Your task is to give the listing below back word for word, pictures excluded.

◆ **GIVEN DATA**
·····

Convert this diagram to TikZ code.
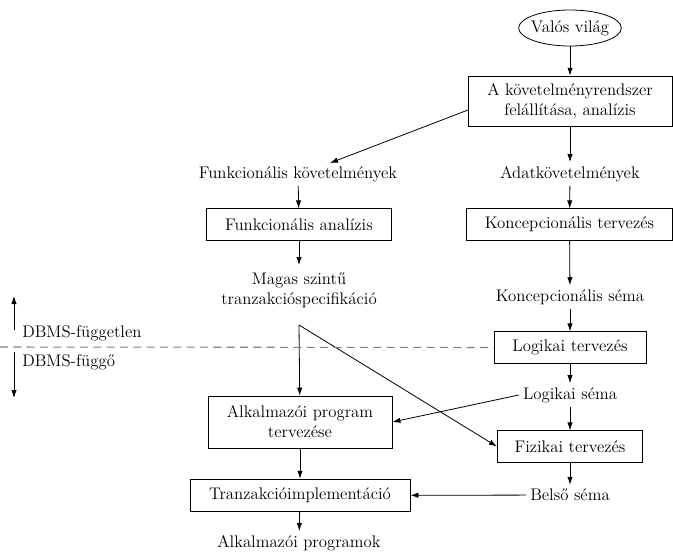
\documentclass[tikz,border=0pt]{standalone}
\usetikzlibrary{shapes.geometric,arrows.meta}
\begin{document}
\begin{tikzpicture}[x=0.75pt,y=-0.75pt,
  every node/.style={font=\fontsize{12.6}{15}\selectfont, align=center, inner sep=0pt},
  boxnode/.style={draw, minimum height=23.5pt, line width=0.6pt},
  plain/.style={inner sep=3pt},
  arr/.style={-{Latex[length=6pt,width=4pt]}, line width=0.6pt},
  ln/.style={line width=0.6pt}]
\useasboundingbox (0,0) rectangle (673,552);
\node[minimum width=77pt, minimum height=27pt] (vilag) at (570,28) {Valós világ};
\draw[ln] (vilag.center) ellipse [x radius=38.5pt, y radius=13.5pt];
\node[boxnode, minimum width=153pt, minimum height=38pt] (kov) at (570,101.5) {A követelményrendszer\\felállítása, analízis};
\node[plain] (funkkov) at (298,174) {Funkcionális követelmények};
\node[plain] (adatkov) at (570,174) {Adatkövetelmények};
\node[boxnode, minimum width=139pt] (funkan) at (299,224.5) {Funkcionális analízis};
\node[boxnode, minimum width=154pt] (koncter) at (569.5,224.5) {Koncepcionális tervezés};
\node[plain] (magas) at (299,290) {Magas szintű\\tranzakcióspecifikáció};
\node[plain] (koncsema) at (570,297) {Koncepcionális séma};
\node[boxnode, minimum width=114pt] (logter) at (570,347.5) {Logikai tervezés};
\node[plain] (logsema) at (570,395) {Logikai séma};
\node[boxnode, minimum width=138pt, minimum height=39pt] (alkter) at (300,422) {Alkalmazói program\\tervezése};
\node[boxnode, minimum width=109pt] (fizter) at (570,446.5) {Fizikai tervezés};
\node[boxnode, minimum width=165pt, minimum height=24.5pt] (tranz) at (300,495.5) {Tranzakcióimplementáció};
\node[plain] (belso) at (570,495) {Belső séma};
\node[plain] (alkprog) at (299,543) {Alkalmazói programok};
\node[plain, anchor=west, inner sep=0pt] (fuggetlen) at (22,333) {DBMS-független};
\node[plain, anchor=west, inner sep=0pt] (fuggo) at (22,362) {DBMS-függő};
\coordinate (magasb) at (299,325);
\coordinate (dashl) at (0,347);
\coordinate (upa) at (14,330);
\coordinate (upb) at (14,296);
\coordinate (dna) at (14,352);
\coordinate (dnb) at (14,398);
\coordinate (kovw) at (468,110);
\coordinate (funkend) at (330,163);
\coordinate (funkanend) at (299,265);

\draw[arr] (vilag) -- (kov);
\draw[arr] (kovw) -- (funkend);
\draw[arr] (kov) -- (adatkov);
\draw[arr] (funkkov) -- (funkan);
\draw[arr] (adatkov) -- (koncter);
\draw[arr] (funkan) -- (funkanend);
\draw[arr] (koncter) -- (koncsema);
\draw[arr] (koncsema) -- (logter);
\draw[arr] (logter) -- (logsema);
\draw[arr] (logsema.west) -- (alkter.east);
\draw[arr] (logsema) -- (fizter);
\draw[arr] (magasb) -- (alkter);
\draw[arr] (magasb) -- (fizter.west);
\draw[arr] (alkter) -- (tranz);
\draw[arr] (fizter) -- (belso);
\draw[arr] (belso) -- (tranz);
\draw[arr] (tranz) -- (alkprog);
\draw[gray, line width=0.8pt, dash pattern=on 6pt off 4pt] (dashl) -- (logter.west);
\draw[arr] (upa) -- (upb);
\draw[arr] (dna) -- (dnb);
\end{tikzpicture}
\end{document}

·····

◆ **COMPLETE ANSWER**
Convert this diagram to TikZ code.
\documentclass[tikz,border=0pt]{standalone}
\usetikzlibrary{shapes.geometric,arrows.meta}
\begin{document}
\begin{tikzpicture}[x=0.75pt,y=-0.75pt,
  every node/.style={font=\fontsize{12.6}{15}\selectfont, align=center, inner sep=0pt},
  boxnode/.style={draw, minimum height=23.5pt, line width=0.6pt},
  plain/.style={inner sep=3pt},
  arr/.style={-{Latex[length=6pt,width=4pt]}, line width=0.6pt},
  ln/.style={line width=0.6pt}]
\useasboundingbox (0,0) rectangle (673,552);
\node[minimum width=77pt, minimum height=27pt] (vilag) at (570,28) {Valós világ};
\draw[ln] (vilag.center) ellipse [x radius=38.5pt, y radius=13.5pt];
\node[boxnode, minimum width=153pt, minimum height=38pt] (kov) at (570,101.5) {A követelményrendszer\\felállítása, analízis};
\node[plain] (funkkov) at (298,174) {Funkcionális követelmények};
\node[plain] (adatkov) at (570,174) {Adatkövetelmények};
\node[boxnode, minimum width=139pt] (funkan) at (299,224.5) {Funkcionális analízis};
\node[boxnode, minimum width=154pt] (koncter) at (569.5,224.5) {Koncepcionális tervezés};
\node[plain] (magas) at (299,290) {Magas szintű\\tranzakcióspecifikáció};
\node[plain] (koncsema) at (570,297) {Koncepcionális séma};
\node[boxnode, minimum width=114pt] (logter) at (570,347.5) {Logikai tervezés};
\node[plain] (logsema) at (570,395) {Logikai séma};
\node[boxnode, minimum width=138pt, minimum height=39pt] (alkter) at (300,422) {Alkalmazói program\\tervezése};
\node[boxnode, minimum width=109pt] (fizter) at (570,446.5) {Fizikai tervezés};
\node[boxnode, minimum width=165pt, minimum height=24.5pt] (tranz) at (300,495.5) {Tranzakcióimplementáció};
\node[plain] (belso) at (570,495) {Belső séma};
\node[plain] (alkprog) at (299,543) {Alkalmazói programok};
\node[plain, anchor=west, inner sep=0pt] (fuggetlen) at (22,333) {DBMS-független};
\node[plain, anchor=west, inner sep=0pt] (fuggo) at (22,362) {DBMS-függő};
\coordinate (magasb) at (299,325);
\coordinate (dashl) at (0,347);
\coordinate (upa) at (14,330);
\coordinate (upb) at (14,296);
\coordinate (dna) at (14,352);
\coordinate (dnb) at (14,398);
\coordinate (kovw) at (468,110);
\coordinate (funkend) at (330,163);
\coordinate (funkanend) at (299,265);

\draw[arr] (vilag) -- (kov);
\draw[arr] (kovw) -- (funkend);
\draw[arr] (kov) -- (adatkov);
\draw[arr] (funkkov) -- (funkan);
\draw[arr] (adatkov) -- (koncter);
\draw[arr] (funkan) -- (funkanend);
\draw[arr] (koncter) -- (koncsema);
\draw[arr] (koncsema) -- (logter);
\draw[arr] (logter) -- (logsema);
\draw[arr] (logsema.west) -- (alkter.east);
\draw[arr] (logsema) -- (fizter);
\draw[arr] (magasb) -- (alkter);
\draw[arr] (magasb) -- (fizter.west);
\draw[arr] (alkter) -- (tranz);
\draw[arr] (fizter) -- (belso);
\draw[arr] (belso) -- (tranz);
\draw[arr] (tranz) -- (alkprog);
\draw[gray, line width=0.8pt, dash pattern=on 6pt off 4pt] (dashl) -- (logter.west);
\draw[arr] (upa) -- (upb);
\draw[arr] (dna) -- (dnb);
\end{tikzpicture}
\end{document}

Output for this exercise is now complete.